Problem requirements:
Transcribe all the entries word for word, omitting any pictures they contain.

#### Exercise input ####

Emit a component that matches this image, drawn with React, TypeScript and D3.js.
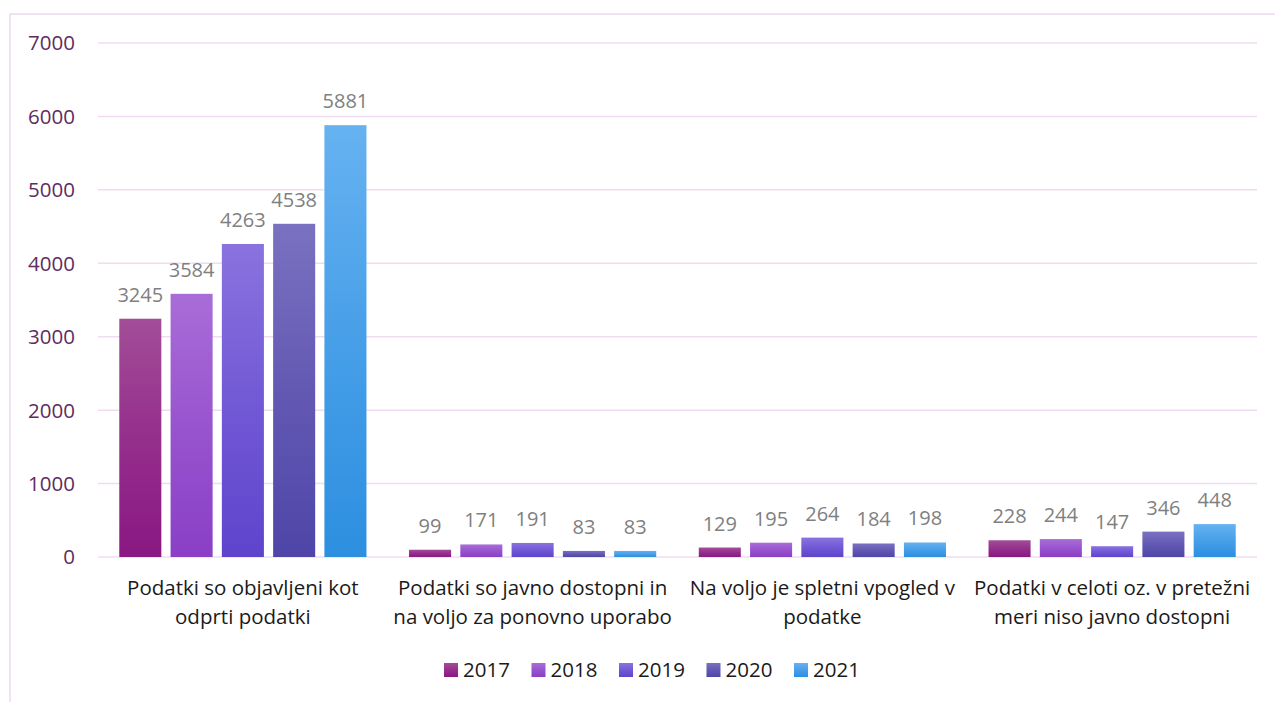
import * as d3 from 'd3';

// Data
const categories = [
  'Podatki so objavljeni kot odprti podatki',
  'Podatki so javno dostopni in na voljo za ponovno uporabo',
  'Na voljo je spletni vpogled v podatke',
  'Podatki v celoti oz. v pretežni meri niso javno dostopni',
];
const categoryLines = [
  ['Podatki so objavljeni kot', 'odprti podatki'],
  ['Podatki so javno dostopni in', 'na voljo za ponovno uporabo'],
  ['Na voljo je spletni vpogled v', 'podatke'],
  ['Podatki v celoti oz. v pretežni', 'meri niso javno dostopni'],
];
const years = ['2017', '2018', '2019', '2020', '2021'];
const values2017 = [3245, 99, 129, 228];
const values2018 = [3584, 171, 195, 244];
const values2019 = [4263, 191, 264, 147];
const values2020 = [4538, 83, 184, 346];
const values2021 = [5881, 83, 198, 448];
const seriesValues = [values2017, values2018, values2019, values2020, values2021];
const yTicks = [0, 1000, 2000, 3000, 4000, 5000, 6000, 7000];

// gradient stops per year: [top, bottom]
const gradientColors: [string, string][] = [
  ['#a24d98', '#8a1783'],
  ['#a96dd7', '#8a3fc6'],
  ['#8a73df', '#5e44cc'],
  ['#7b71c1', '#4f45a8'],
  ['#66b2f1', '#2d8fe0'],
];

const W = 1275;
const H = 702;
const FONT = '"Open Sans", "Noto Sans", sans-serif';

export default function App() {
  const x = d3.scaleBand<string>().domain(categories).range([98, 1257]);
  const xi = d3
    .scaleBand<string>()
    .domain(years)
    .range([0, x.bandwidth()])
    .paddingInner(0.18)
    .paddingOuter(0.415);
  const y = d3.scaleLinear().domain([0, 7000]).range([557, 43]);

  const legendX = d3.scalePoint<string>().domain(years).range([444, 794]);

  return (
    <svg
      width={W}
      height={H}
      style={{ position: 'absolute', left: 0, top: 0, display: 'block', background: '#fff' }}
      fontFamily={FONT}
    >
      <defs>
        {gradientColors.map(([top, bottom], i) => (
          <linearGradient key={i} id={`g${i}`} x1="0" y1="0" x2="0" y2="1">
            <stop offset="0%" stopColor={top} />
            <stop offset="50%" stopColor={d3.interpolateRgb(top, bottom)(0.55)} />
            <stop offset="100%" stopColor={bottom} />
          </linearGradient>
        ))}
      </defs>

      {/* chart border */}
      <rect x={10} y={14} width={W + 20} height={H + 20} fill="none" stroke="#ecd7ef" strokeWidth={1.5} />

      {/* gridlines */}
      {yTicks.map((t) => (
        <line key={t} x1={98} x2={1257} y1={y(t)} y2={y(t)} stroke="#efdcf0" strokeWidth={1.5} />
      ))}

      {/* y tick labels */}
      {yTicks.map((t) => (
        <text key={t} x={75} y={y(t)} dy="0.36em" textAnchor="end" fontSize={20.5} fill="#5f2c61">
          {t}
        </text>
      ))}

      {/* bars */}
      {years.map((yr, s) =>
        categories.map((c, ci) => {
          const v = seriesValues[s][ci];
          const bx = (x(c) ?? 0) + (xi(yr) ?? 0);
          return (
            <g key={`${yr}-${ci}`}>
              <rect
                x={bx}
                y={y(v)}
                width={xi.bandwidth()}
                height={y(0) - y(v)}
                fill={`url(#g${s})`}
              />
              <text
                x={bx + xi.bandwidth() / 2}
                y={y(v) - 17}
                textAnchor="middle"
                fontSize={20}
                fill="#808080"
              >
                {v}
              </text>
            </g>
          );
        })
      )}

      {/* category labels */}
      {categories.map((c, ci) => (
        <text
          key={c}
          x={(x(c) ?? 0) + x.bandwidth() / 2}
          textAnchor="middle"
          fontSize={20.5}
          fill="#1a1a1a"
        >
          {categoryLines[ci].map((line, li) => (
            <tspan key={li} x={(x(c) ?? 0) + x.bandwidth() / 2} y={595 + li * 29}>
              {line}
            </tspan>
          ))}
        </text>
      ))}

      {/* legend */}
      {years.map((yr, s) => (
        <g key={yr} transform={`translate(${legendX(yr)},663)`}>
          <rect width={14} height={14} fill={`url(#g${s})`} />
          <text x={19} y={7} dy="0.36em" fontSize={20.5} fill="#1a1a1a">
            {yr}
          </text>
        </g>
      ))}
    </svg>
  );
}
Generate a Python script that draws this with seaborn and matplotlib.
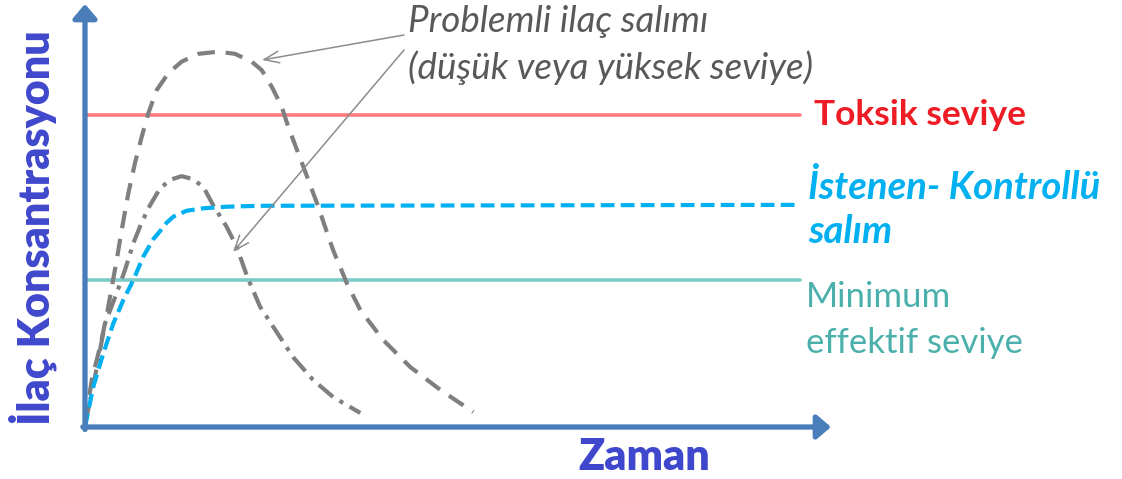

####

Solution for this task:
Emit a component that matches this image, drawn with React, TypeScript and D3.js.
import * as d3 from 'd3';

// Data
const categories = [
  'Podatki so objavljeni kot odprti podatki',
  'Podatki so javno dostopni in na voljo za ponovno uporabo',
  'Na voljo je spletni vpogled v podatke',
  'Podatki v celoti oz. v pretežni meri niso javno dostopni',
];
const categoryLines = [
  ['Podatki so objavljeni kot', 'odprti podatki'],
  ['Podatki so javno dostopni in', 'na voljo za ponovno uporabo'],
  ['Na voljo je spletni vpogled v', 'podatke'],
  ['Podatki v celoti oz. v pretežni', 'meri niso javno dostopni'],
];
const years = ['2017', '2018', '2019', '2020', '2021'];
const values2017 = [3245, 99, 129, 228];
const values2018 = [3584, 171, 195, 244];
const values2019 = [4263, 191, 264, 147];
const values2020 = [4538, 83, 184, 346];
const values2021 = [5881, 83, 198, 448];
const seriesValues = [values2017, values2018, values2019, values2020, values2021];
const yTicks = [0, 1000, 2000, 3000, 4000, 5000, 6000, 7000];

// gradient stops per year: [top, bottom]
const gradientColors: [string, string][] = [
  ['#a24d98', '#8a1783'],
  ['#a96dd7', '#8a3fc6'],
  ['#8a73df', '#5e44cc'],
  ['#7b71c1', '#4f45a8'],
  ['#66b2f1', '#2d8fe0'],
];

const W = 1275;
const H = 702;
const FONT = '"Open Sans", "Noto Sans", sans-serif';

export default function App() {
  const x = d3.scaleBand<string>().domain(categories).range([98, 1257]);
  const xi = d3
    .scaleBand<string>()
    .domain(years)
    .range([0, x.bandwidth()])
    .paddingInner(0.18)
    .paddingOuter(0.415);
  const y = d3.scaleLinear().domain([0, 7000]).range([557, 43]);

  const legendX = d3.scalePoint<string>().domain(years).range([444, 794]);

  return (
    <svg
      width={W}
      height={H}
      style={{ position: 'absolute', left: 0, top: 0, display: 'block', background: '#fff' }}
      fontFamily={FONT}
    >
      <defs>
        {gradientColors.map(([top, bottom], i) => (
          <linearGradient key={i} id={`g${i}`} x1="0" y1="0" x2="0" y2="1">
            <stop offset="0%" stopColor={top} />
            <stop offset="50%" stopColor={d3.interpolateRgb(top, bottom)(0.55)} />
            <stop offset="100%" stopColor={bottom} />
          </linearGradient>
        ))}
      </defs>

      {/* chart border */}
      <rect x={10} y={14} width={W + 20} height={H + 20} fill="none" stroke="#ecd7ef" strokeWidth={1.5} />

      {/* gridlines */}
      {yTicks.map((t) => (
        <line key={t} x1={98} x2={1257} y1={y(t)} y2={y(t)} stroke="#efdcf0" strokeWidth={1.5} />
      ))}

      {/* y tick labels */}
      {yTicks.map((t) => (
        <text key={t} x={75} y={y(t)} dy="0.36em" textAnchor="end" fontSize={20.5} fill="#5f2c61">
          {t}
        </text>
      ))}

      {/* bars */}
      {years.map((yr, s) =>
        categories.map((c, ci) => {
          const v = seriesValues[s][ci];
          const bx = (x(c) ?? 0) + (xi(yr) ?? 0);
          return (
            <g key={`${yr}-${ci}`}>
              <rect
                x={bx}
                y={y(v)}
                width={xi.bandwidth()}
                height={y(0) - y(v)}
                fill={`url(#g${s})`}
              />
              <text
                x={bx + xi.bandwidth() / 2}
                y={y(v) - 17}
                textAnchor="middle"
                fontSize={20}
                fill="#808080"
              >
                {v}
              </text>
            </g>
          );
        })
      )}

      {/* category labels */}
      {categories.map((c, ci) => (
        <text
          key={c}
          x={(x(c) ?? 0) + x.bandwidth() / 2}
          textAnchor="middle"
          fontSize={20.5}
          fill="#1a1a1a"
        >
          {categoryLines[ci].map((line, li) => (
            <tspan key={li} x={(x(c) ?? 0) + x.bandwidth() / 2} y={595 + li * 29}>
              {line}
            </tspan>
          ))}
        </text>
      ))}

      {/* legend */}
      {years.map((yr, s) => (
        <g key={yr} transform={`translate(${legendX(yr)},663)`}>
          <rect width={14} height={14} fill={`url(#g${s})`} />
          <text x={19} y={7} dy="0.36em" fontSize={20.5} fill="#1a1a1a">
            {yr}
          </text>
        </g>
      ))}
    </svg>
  );
}
Generate a Python script that draws this with seaborn and matplotlib.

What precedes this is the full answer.